Data lines:
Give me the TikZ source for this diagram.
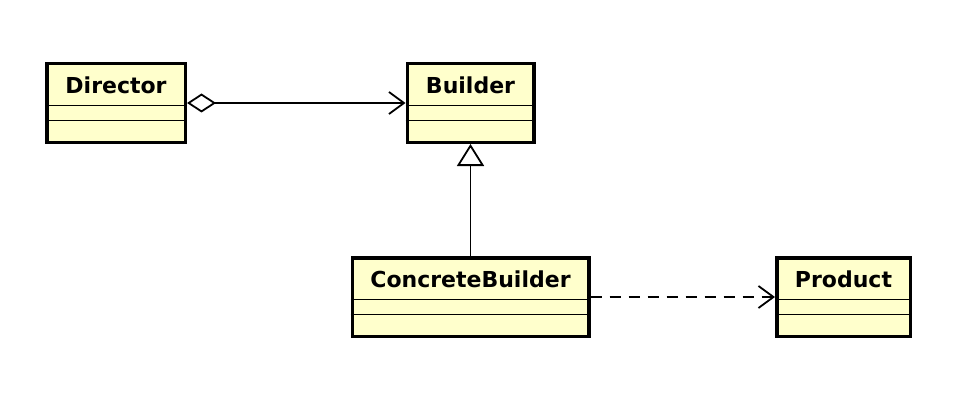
\documentclass[tikz,border=0pt]{standalone}
\usepackage{fontspec}
\setmainfont{DejaVu Sans}
\usepackage{tikz}
\usetikzlibrary{arrows.meta,calc}
\definecolor{classfill}{HTML}{FFFFCC}

\begin{document}
\begin{tikzpicture}[x=1pt,y=-1pt,
  umlclass/.style={draw,line width=3.5pt,fill=classfill,inner sep=0pt,
    text height=29.5pt,text depth=49pt,
    font=\fontsize{22}{26}\selectfont\bfseries},
  divider/.style={line width=1.8pt},
  link/.style={line width=1.8pt}]
\useasboundingbox (0,0) rectangle (978,396);
% classes
\node[umlclass,minimum width=138.5pt] (director) at (116,103) {Director};
\node[umlclass,minimum width=126.5pt] (builder) at (470.5,103) {Builder};
\node[umlclass,minimum width=236.5pt] (concrete) at (470.5,297) {ConcreteBuilder};
\node[umlclass,minimum width=133.5pt] (product) at (843.5,297) {Product};
\foreach \c in {director,builder,concrete,product}{
  \draw[divider] ($(\c.north west)+(0,43.5)$) -- ($(\c.north east)+(0,43.5)$);
  \draw[divider] ($(\c.north west)+(0,58.5)$) -- ($(\c.north east)+(0,58.5)$);
}
% relations
\draw[link,{Diamond[open,fill=white,length=29pt,width=19pt]}-{Straight Barb[length=15pt,width=22pt]}] (director) -- (builder);
\draw[link,-{Triangle[open,fill=white,length=22pt,width=27pt]}] (concrete) -- (builder);
\draw[link,dash pattern=on 11pt off 8pt,-{Straight Barb[length=15pt,width=22pt]}] (concrete) -- (product);
\end{tikzpicture}
\end{document}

Exercise: Without the pictures, retype the whole of the material above exactly.

Correct output:
Give me the TikZ source for this diagram.
\documentclass[tikz,border=0pt]{standalone}
\usepackage{fontspec}
\setmainfont{DejaVu Sans}
\usepackage{tikz}
\usetikzlibrary{arrows.meta,calc}
\definecolor{classfill}{HTML}{FFFFCC}

\begin{document}
\begin{tikzpicture}[x=1pt,y=-1pt,
  umlclass/.style={draw,line width=3.5pt,fill=classfill,inner sep=0pt,
    text height=29.5pt,text depth=49pt,
    font=\fontsize{22}{26}\selectfont\bfseries},
  divider/.style={line width=1.8pt},
  link/.style={line width=1.8pt}]
\useasboundingbox (0,0) rectangle (978,396);
% classes
\node[umlclass,minimum width=138.5pt] (director) at (116,103) {Director};
\node[umlclass,minimum width=126.5pt] (builder) at (470.5,103) {Builder};
\node[umlclass,minimum width=236.5pt] (concrete) at (470.5,297) {ConcreteBuilder};
\node[umlclass,minimum width=133.5pt] (product) at (843.5,297) {Product};
\foreach \c in {director,builder,concrete,product}{
  \draw[divider] ($(\c.north west)+(0,43.5)$) -- ($(\c.north east)+(0,43.5)$);
  \draw[divider] ($(\c.north west)+(0,58.5)$) -- ($(\c.north east)+(0,58.5)$);
}
% relations
\draw[link,{Diamond[open,fill=white,length=29pt,width=19pt]}-{Straight Barb[length=15pt,width=22pt]}] (director) -- (builder);
\draw[link,-{Triangle[open,fill=white,length=22pt,width=27pt]}] (concrete) -- (builder);
\draw[link,dash pattern=on 11pt off 8pt,-{Straight Barb[length=15pt,width=22pt]}] (concrete) -- (product);
\end{tikzpicture}
\end{document}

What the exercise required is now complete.